Rather important lessons to rememeber especially when it comes to the city and future road projects. If you make it easier and more comfortable for people to go fast, they will. No matter how many speed limit signs you may try to put up. Mutliple wide lanes, no cars parked on the streets, trees removed etc all cause dirvers to feel more comfortable going faster and cause them to pay less attention.
When the public and politicians tell engineers that their top priorities are safety and then cost, the engineer's brain hears something completely different. The engineer hears, "Once you set a design speed and handle the projected volume of traffic, safety is the top priority. Do what it takes to make the road safe, but do it as cheaply as you can." This is why engineers return projects with asinine "safety" features, like pedestrian bridges and tunnels that nobody will ever use, and costs that are astronomical....
3 comments:
Reminds me of this:
http://www.npr.org/templates/story/story.php?storyId=18217318
A small town in Germany removes all of it's street signs, and intentionally blurs the lines between vehicle, bicycle, and pedestrian traffic. And it seems to work.

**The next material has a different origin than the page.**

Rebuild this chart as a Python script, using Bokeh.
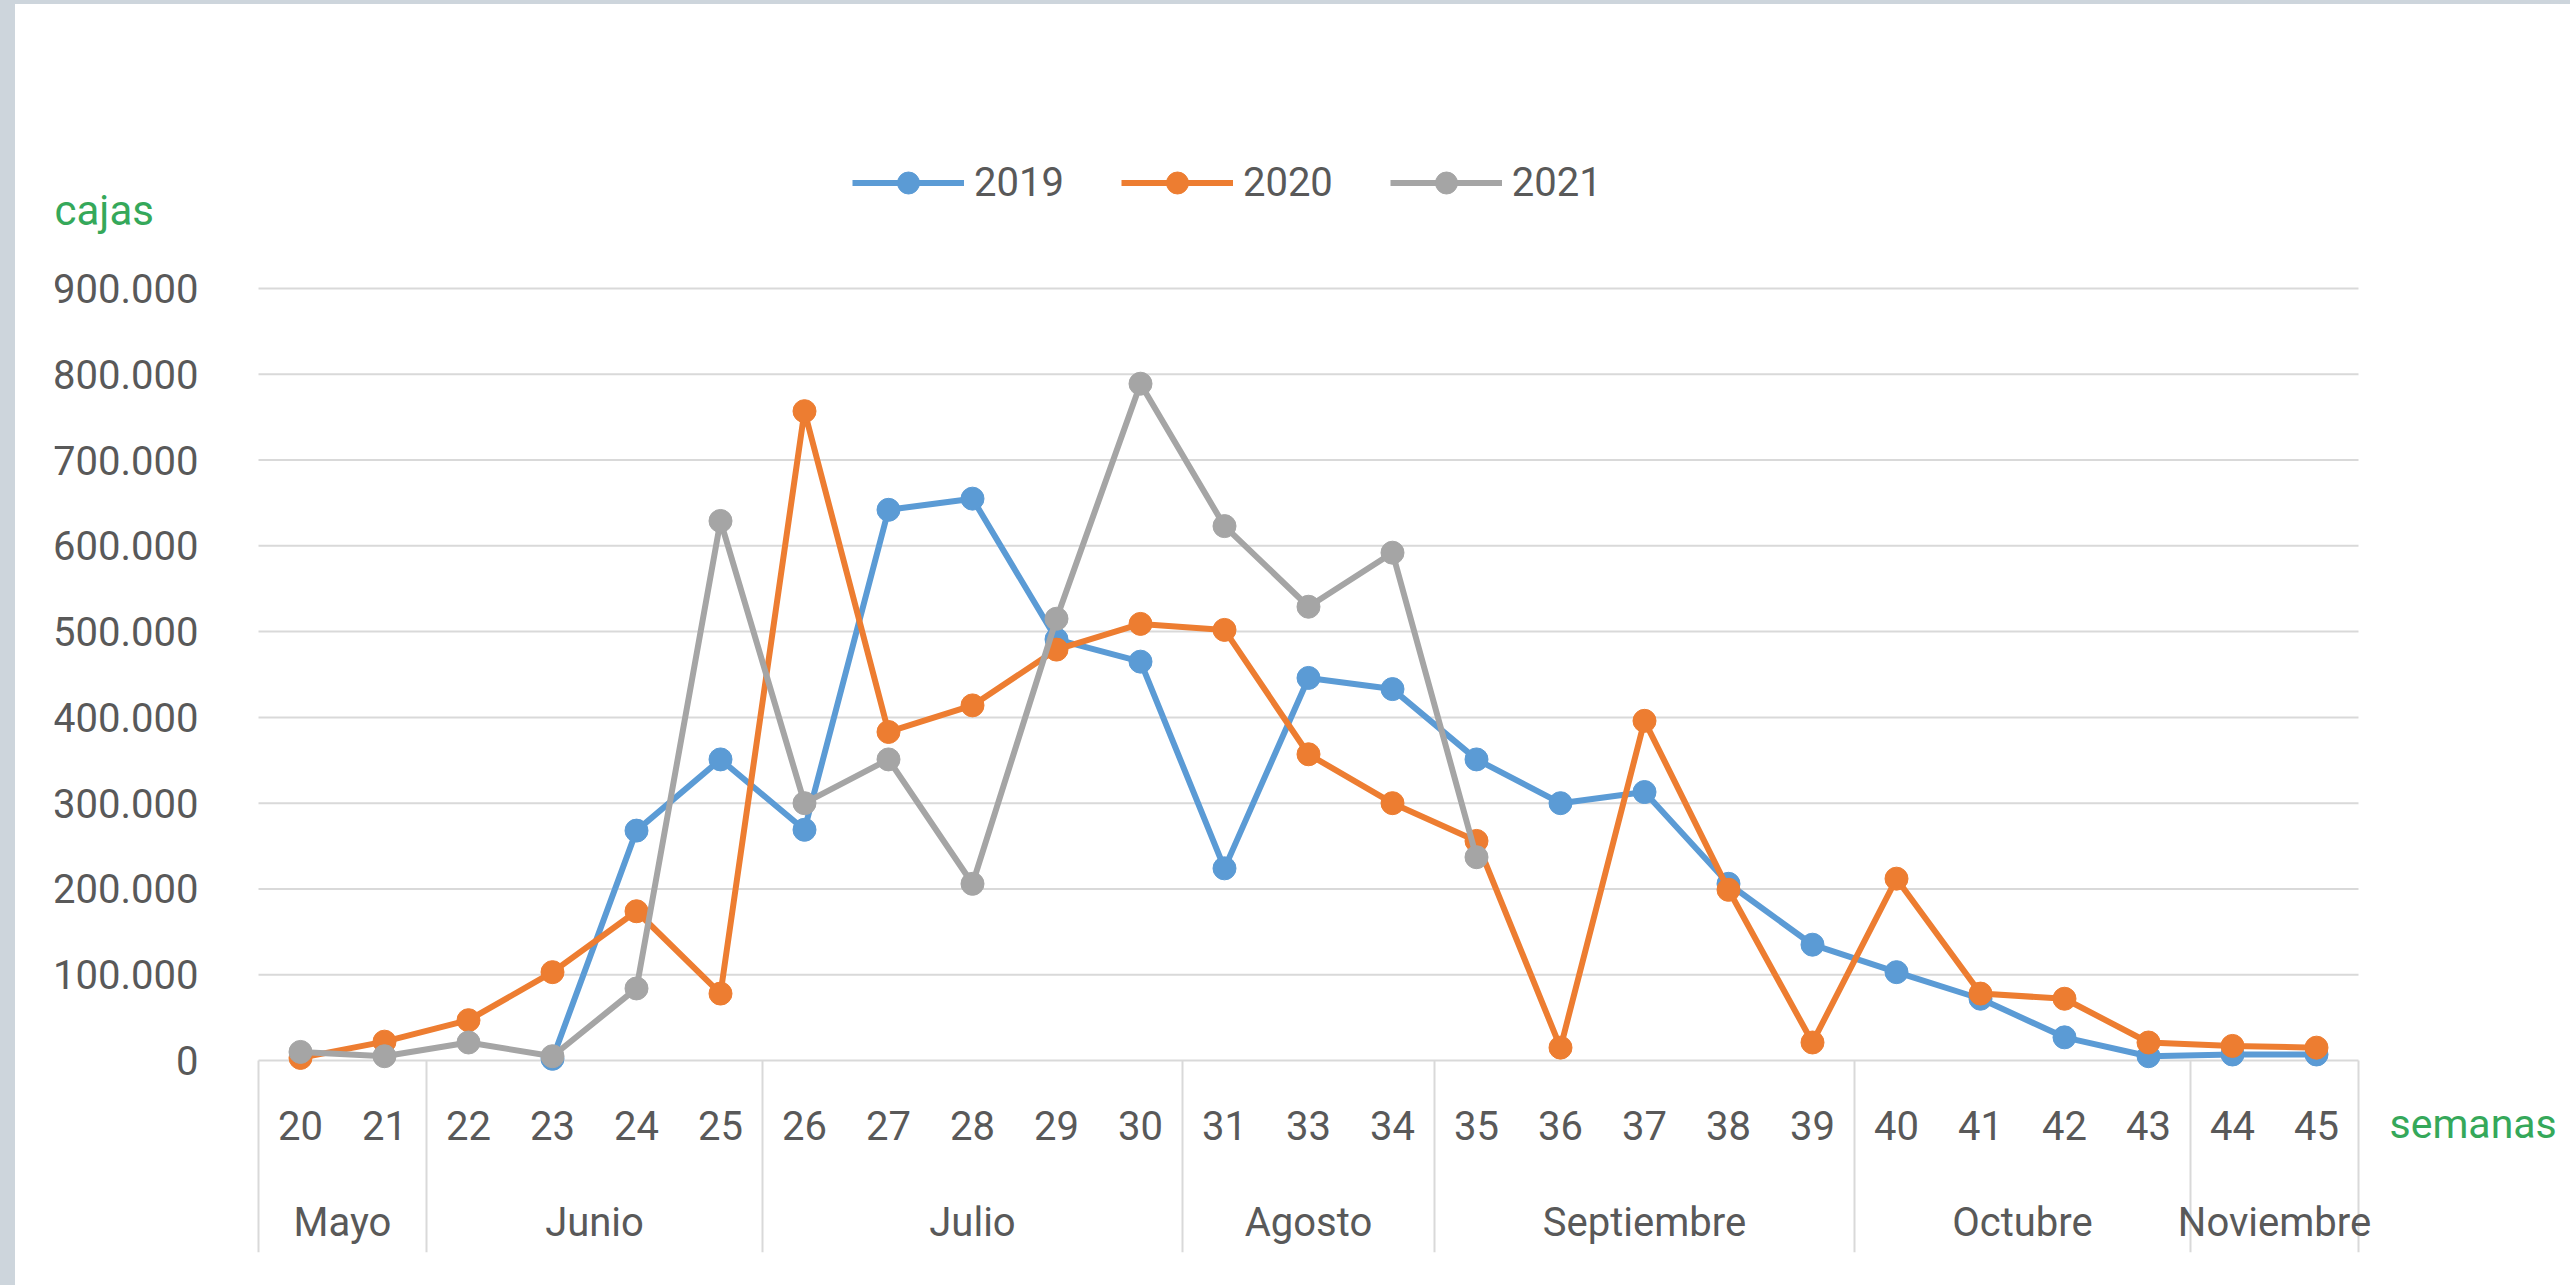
from bokeh.plotting import figure
from bokeh.models import (FactorRange, Range1d, FixedTicker, CustomJSTickFormatter,
                          CategoricalAxis, Legend, LegendItem, Label, ColumnDataSource, Spacer)
from bokeh.layouts import row, column
from bokeh.embed import file_html
from bokeh.resources import INLINE

nan = float("nan")

# ---------------- data ----------------
weeks = ["20", "21", "22", "23", "24", "25", "26", "27", "28", "29", "30", "31", "33",
         "34", "35", "36", "37", "38", "39", "40", "41", "42", "43", "44", "45"]
months = ["Mayo", "Mayo", "Junio", "Junio", "Junio", "Junio", "Julio", "Julio", "Julio",
          "Julio", "Julio", "Agosto", "Agosto", "Agosto", "Septiembre", "Septiembre",
          "Septiembre", "Septiembre", "Septiembre", "Octubre", "Octubre", "Octubre",
          "Octubre", "Noviembre", "Noviembre"]
series_names = ["2019", "2020", "2021"]
v2019 = [nan, nan, nan, 2000, 268000, 351000, 269000, 642000, 655000, 491000, 465000,
         224000, 446000, 433000, 351000, 300000, 313000, 206000, 135000, 103000, 72000,
         27000, 5000, 7000, 7000]
v2020 = [3000, 22000, 47000, 103000, 174000, 78000, 757000, 383000, 414000, 479000,
         509000, 502000, 357000, 300000, 256000, 15000, 396000, 199000, 21000, 212000,
         78000, 72000, 21000, 17000, 15000]
v2021 = [10000, 5000, 21000, 5000, 84000, 629000, 300000, 351000, 206000, 515000, 789000,
         623000, 529000, 592000, 237000, nan, nan, nan, nan, nan, nan, nan, nan, nan, nan]
y_ticks = [0, 100000, 200000, 300000, 400000, 500000, 600000, 700000, 800000, 900000]
colors = ["#5B9BD5", "#ED7D31", "#A5A5A5"]

# ---------------- layout numbers (pixels, figure-relative) ----------------
STRIP_L, STRIP_T = 15, 4
W, H = 2570 - STRIP_L, 1285 - STRIP_T
cat_left, cat_right = 243, 2343             # pixel span of the categories
frame_left, frame_right = 39, 2547
frame_top, frame_bottom = 116, 1248
y0_px, ytop_px = 1056, 284                  # pixel rows of value 0 and 900.000
ppu = (y0_px - ytop_px) / 900000.0
y_start = -(frame_bottom - y0_px) / ppu
y_end = (y0_px - frame_top) / ppu
n = len(weeks)
cat_w = (cat_right - cat_left) / n
pad_units = (cat_left - frame_left) / cat_w   # factors of padding on each side

factors = list(zip(months, weeks))
x_range = FactorRange(*factors, factor_padding=0, group_padding=0, subgroup_padding=0,
                      range_padding=2 * pad_units / n, range_padding_units="percent")

p = figure(width=W, height=H, x_range=x_range, y_range=Range1d(y_start, y_end),
           output_backend="svg", toolbar_location=None,
           min_border_left=frame_left, min_border_right=W - frame_right,
           min_border_top=frame_top, min_border_bottom=H - frame_bottom)
p.outline_line_color = None
p.background_fill_color = "white"
p.border_fill_color = "white"
p.xgrid.visible = False
p.ygrid.visible = False

FONT = "Roboto"
GREY_TXT = "#595959"
GRID = "#D9D9D9"
GREEN = "#35A85A"

# horizontal grid lines spanning only the category area
first, last = factors[0], factors[-1]
gsrc = ColumnDataSource(dict(x0=[(first[0], first[1], -0.5)] * len(y_ticks),
                             x1=[(last[0], last[1], 0.5)] * len(y_ticks),
                             y=y_ticks))
p.segment(x0="x0", x1="x1", y0="y", y1="y", source=gsrc, line_color=GRID, line_width=2)

# month separators
bx, prev = [], None
for m, w in factors:
    if m != prev:
        bx.append((m, w, -0.5))
        prev = m
bx.append((last[0], last[1], 0.5))
sep = ColumnDataSource(dict(x=bx, y0=[0] * len(bx), y1=[y_start] * len(bx)))
p.segment(x0="x", x1="x", y0="y0", y1="y1", source=sep, line_color=GRID, line_width=2)

# y axis pinned at the left edge of the categories
ya = p.yaxis[0]
ya.fixed_location = 0
ya.ticker = FixedTicker(ticks=y_ticks)
ya.formatter = CustomJSTickFormatter(
    code='return tick === 0 ? "0" : (tick/1000).toFixed(0) + ".000";')
ya.axis_line_color = None
ya.major_tick_line_color = None
ya.minor_tick_line_color = None
ya.major_tick_out = 0
ya.major_tick_in = 0
ya.major_label_standoff = 60
ya.major_label_text_font = FONT
ya.major_label_text_font_size = "40px"
ya.major_label_text_color = GREY_TXT

# x axis (weeks)
xa = p.xaxis[0]
xa.fixed_location = 0
xa.axis_line_color = None
xa.major_tick_line_color = None
xa.major_tick_out = 0
xa.major_tick_in = 0
xa.major_label_standoff = 50
xa.major_label_text_font = FONT
xa.major_label_text_font_size = "40px"
xa.major_label_text_color = GREY_TXT
xa.group_text_color = None
xa.group_text_font_size = "40px"
xa.separator_line_color = None

# second axis (months)
xb = CategoricalAxis(fixed_location=0)
xb.axis_line_color = None
xb.major_tick_line_color = None
xb.major_tick_out = 0
xb.major_tick_in = 0
xb.major_label_standoff = 138
xb.major_label_text_font = FONT
xb.major_label_text_font_size = "40px"
xb.major_label_text_color = None
xb.group_text_font = FONT
xb.group_text_font_size = "40px"
xb.group_text_font_style = "normal"
xb.group_text_color = GREY_TXT
xb.separator_line_color = None
p.add_layout(xb, "below")

# series
items = []
for name, vals, col in zip(series_names, [v2019, v2020, v2021], colors):
    src = ColumnDataSource(dict(x=factors, y=vals))
    l = p.line("x", "y", source=src, line_color=col, line_width=6, line_join="round")
    s = p.scatter("x", "y", source=src, size=23, fill_color=col, line_color=col)
    items.append(LegendItem(label=name, renderers=[l, s]))

legend = Legend(items=items, orientation="horizontal", location=(852 - STRIP_L - frame_left, 1042),
                glyph_width=112, glyph_height=55, label_standoff=10, spacing=57,
                padding=0, margin=0, border_line_color=None, background_fill_alpha=0,
                label_text_font=FONT, label_text_font_size="40px",
                label_text_color=GREY_TXT)
p.add_layout(legend)

# green unit labels (data units of the plot's own scales)
cajas_y = (y0_px - 206) / ppu
sem_y = -(1119 - y0_px) / ppu
p.add_layout(Label(x=-pad_units, y=cajas_y, text="cajas",
                   text_font=FONT, text_font_size="42px", text_color=GREEN,
                   text_baseline="alphabetic", text_align="left"))
p.add_layout(Label(x=n + (2374 - cat_right) / cat_w, y=sem_y, text="semanas",
                   text_font=FONT, text_font_size="41px", text_color=GREEN,
                   text_baseline="alphabetic", text_align="left"))

BG = "#CDD5DC"
layout = column(Spacer(width=2570, height=STRIP_T, styles={"background-color": BG}),
                row(Spacer(width=STRIP_L, height=H, styles={"background-color": BG}), p))

open("out.html", "w").write(file_html(layout, INLINE))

It's why in most parts of the world, traffic circles are safer. They don't do a great job here, due to in part, unfamiliarity with the flow of traffic in a roundabout, unfamiliarity with the safe way to traverse one.
It's not to say that they never work, DC has a lot of traffic circles with pass through. I wouldn't qualify them as 'true' traffic circles, as there are lights, but the still do a pretty cracking job of dealing with high traffic in an intersection with more that one cross-road.
I think circles do just as good of a job here. Everyone is just scared of the unknown and the fear mongers pounce on it. There have been no issues with the new ones in Hamburg or those on Harlem in Cheektowaga. I've hit the three circles on Harlem (one being a double circle (figure 8)) during evening rush hour several times with out a hitch. And if I were to be in an accident it would be a low speed side swipe instead of a twice the speed T-bone.
We just do a good job being scared of the unknown and assuming people are too dumb to learn new things. If someone can't navigate a traffic circle they probably shouldn't be behind the wheel to begin with.
One the fun side they always do remind me of "Hey look kids, there's Big Ben!"
I think the worst accidents I've seen in Lockport have been at the Rt 78 and 93 intersection. A section of road built to higway standards that gives pretty bad results. I've personally seen cars rolled over on their sides 3 times in the 7 years I have been here.
even we North town people are getting used to circles this fall-
the newly opened circle on Audubon with mixed UB Buses, student and traffic use seems to be going well,
And while I've heard complaints about tire marks in the grass around the new circle in Grand Island, it still looks better than the old asphalt mess.